Types of Data
Most data that we encounter in the real world can be classified into two broad categories: qualitative data and quantitative data. Qualitative data can be further classified into nominal and ordinal data whereas quantitative data can be further classified into continuous and discrete data.
Nominal attributes are those qualitative attributes in which there is no natural ordering in the values that an attribute can take.
- gender of a person (male, female, etc)
- type of crop (Kharif, Rabi, all-season)
- type of dismissal in cricket (lbw, caught, bowled, stumped, run out, etc)
- type of bowler (fast, medium pace, spin)
- nationality of a person (Indian, American, Chinese, etc)
- brand of a mobile phone (Apple, Samsung, LG, Sony, etc)
Ordinal attributes are those qualitative attributes in which there is a natural ordering in the values that an attribute can take
- income range (low, medium, high)
- health risks (low, medium, high)
- opinion on a policy (strongly disagree, disagree, neutral, agree, strongly agree)
- movie ratings (very bad, bad, ok, good, excellent)
- competence in programming (novice, intermediate, advanced, expert)
Types of numbers
Whole numbers include zero and all positive numbers which do not contain a fractional component (0, 1, 2, 3, 4, 5, ….)
Integers include all whole numbers and in addition include also all negative numbers which do not contain a fractional component (…,-5, -4, -3, -2, -1, 0, 1, 2, 3, 4, 5,…)
Rational numbers include all numbers which can be expressed as a ratio of two integers (e.g. 1/2, 1/3, 1/4). Notice that, trivially, all integers are also a part of rational numbers. As any integer x can be written as the following ratio x = x/1 which is indeed a ratio two integers.
Irrational numbers are numbers which cannot be written as a fraction of two integers (e.g. π,(2)\pi, \sqrt(2)π,(2) )
Real numbers include both irrational and rational numbers (and hence integers also).
Discrete attributes are those quantitative attributes which can take on only a finite number of values (integers).

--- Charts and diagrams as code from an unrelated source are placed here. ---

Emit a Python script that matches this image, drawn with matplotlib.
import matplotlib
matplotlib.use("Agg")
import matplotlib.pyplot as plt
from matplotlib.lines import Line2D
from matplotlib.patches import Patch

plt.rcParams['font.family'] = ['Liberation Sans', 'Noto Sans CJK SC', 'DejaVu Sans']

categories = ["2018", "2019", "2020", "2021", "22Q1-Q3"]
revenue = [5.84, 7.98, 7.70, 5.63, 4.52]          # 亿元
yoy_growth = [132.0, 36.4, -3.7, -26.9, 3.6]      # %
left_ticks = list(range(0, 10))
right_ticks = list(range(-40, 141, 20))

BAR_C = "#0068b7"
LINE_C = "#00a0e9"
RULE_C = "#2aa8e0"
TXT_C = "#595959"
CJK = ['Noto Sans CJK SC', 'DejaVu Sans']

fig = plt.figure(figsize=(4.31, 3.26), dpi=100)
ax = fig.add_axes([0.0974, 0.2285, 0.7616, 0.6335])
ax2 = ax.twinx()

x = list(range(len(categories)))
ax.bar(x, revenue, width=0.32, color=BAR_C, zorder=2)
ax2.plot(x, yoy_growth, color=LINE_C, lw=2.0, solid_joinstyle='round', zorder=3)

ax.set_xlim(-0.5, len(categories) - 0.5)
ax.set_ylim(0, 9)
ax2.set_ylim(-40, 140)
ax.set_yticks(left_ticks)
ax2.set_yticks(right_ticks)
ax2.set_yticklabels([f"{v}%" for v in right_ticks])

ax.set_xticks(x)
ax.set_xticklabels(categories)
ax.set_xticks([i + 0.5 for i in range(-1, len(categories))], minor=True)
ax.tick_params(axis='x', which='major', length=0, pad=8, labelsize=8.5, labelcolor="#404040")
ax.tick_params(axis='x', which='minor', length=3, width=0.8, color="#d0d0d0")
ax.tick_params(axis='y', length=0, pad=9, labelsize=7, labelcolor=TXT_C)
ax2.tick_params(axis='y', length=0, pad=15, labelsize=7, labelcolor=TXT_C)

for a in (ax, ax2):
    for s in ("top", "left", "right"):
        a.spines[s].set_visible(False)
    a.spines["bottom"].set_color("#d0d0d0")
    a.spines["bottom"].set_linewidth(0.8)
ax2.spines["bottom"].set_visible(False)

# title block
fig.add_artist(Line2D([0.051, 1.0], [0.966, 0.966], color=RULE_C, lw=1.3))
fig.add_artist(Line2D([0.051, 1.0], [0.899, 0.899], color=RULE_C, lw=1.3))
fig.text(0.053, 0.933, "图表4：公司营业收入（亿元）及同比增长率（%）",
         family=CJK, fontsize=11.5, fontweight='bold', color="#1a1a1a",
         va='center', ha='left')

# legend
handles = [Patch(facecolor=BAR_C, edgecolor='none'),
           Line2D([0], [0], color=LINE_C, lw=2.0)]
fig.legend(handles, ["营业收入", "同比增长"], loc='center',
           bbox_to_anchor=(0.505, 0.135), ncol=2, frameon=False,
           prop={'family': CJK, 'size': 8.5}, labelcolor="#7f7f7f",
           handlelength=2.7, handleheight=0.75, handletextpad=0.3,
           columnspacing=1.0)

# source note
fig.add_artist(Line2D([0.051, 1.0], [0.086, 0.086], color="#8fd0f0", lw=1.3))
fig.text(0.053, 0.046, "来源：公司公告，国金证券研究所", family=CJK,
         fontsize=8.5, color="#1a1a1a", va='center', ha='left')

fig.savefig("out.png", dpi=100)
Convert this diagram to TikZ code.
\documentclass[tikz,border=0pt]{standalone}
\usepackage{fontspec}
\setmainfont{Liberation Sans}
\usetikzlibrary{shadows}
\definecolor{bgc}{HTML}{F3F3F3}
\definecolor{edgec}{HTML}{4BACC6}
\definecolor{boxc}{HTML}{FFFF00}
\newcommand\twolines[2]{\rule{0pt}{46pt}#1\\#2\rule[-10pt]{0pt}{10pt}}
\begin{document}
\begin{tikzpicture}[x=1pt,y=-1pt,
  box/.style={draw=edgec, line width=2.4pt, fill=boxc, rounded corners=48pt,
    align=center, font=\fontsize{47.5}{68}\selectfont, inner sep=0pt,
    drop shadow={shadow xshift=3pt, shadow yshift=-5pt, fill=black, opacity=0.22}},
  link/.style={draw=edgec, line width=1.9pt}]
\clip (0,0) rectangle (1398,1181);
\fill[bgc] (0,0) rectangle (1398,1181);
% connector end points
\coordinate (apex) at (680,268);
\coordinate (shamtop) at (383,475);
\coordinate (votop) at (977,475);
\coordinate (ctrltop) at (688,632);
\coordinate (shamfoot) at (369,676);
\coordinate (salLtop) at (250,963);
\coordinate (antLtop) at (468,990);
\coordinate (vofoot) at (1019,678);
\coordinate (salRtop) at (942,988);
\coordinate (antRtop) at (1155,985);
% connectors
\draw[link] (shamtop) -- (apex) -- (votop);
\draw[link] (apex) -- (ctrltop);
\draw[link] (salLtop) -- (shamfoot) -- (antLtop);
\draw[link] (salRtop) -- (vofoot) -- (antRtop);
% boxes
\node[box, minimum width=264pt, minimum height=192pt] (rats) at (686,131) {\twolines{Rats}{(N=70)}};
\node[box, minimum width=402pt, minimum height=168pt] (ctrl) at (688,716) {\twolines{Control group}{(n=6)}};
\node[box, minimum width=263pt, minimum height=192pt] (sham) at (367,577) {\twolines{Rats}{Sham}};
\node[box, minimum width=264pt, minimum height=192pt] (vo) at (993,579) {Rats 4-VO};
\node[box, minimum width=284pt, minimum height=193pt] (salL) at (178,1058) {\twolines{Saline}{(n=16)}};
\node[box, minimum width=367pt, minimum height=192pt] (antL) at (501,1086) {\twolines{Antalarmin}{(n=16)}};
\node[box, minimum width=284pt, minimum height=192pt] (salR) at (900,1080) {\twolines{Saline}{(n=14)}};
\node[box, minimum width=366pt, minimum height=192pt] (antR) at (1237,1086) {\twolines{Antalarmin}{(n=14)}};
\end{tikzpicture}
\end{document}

- number of bedrooms in a house
- number of farmers in a village
- number of runs scored by a batsman
- number of wickets taken by a bowler
- number of mobile phones owned by a person
Continuous attributes refers to quantitative attributes which can take on fractional values (real numbers)
- height of a person
- blood sugar level
- interest rates
- distance between two cities
- strike rate of a batsman
Notice that sometimes ordinal data can also be expressed as numbers. For example, instead of asking a customer to choose between very poor, poor, ok, good, very good, one could simply ask her to pick a number from 1, 2, 3, 4 and 5 (1 being very poor and 5 being very good). So now is this ordinal data or discrete qualitative data. The answer is it is ordinal data. Although expressed as numbers, the key difference is that there is no notion of distance between these numbers. For example, the difference between very poor and poor may not be the same as that between ok and poor although they are both separated by a rating of 1. In such cases, the numbers 1, 2, 3, 4, 5 are still being used as classes or categories with some ordering between the categories and hence it is ordinal data.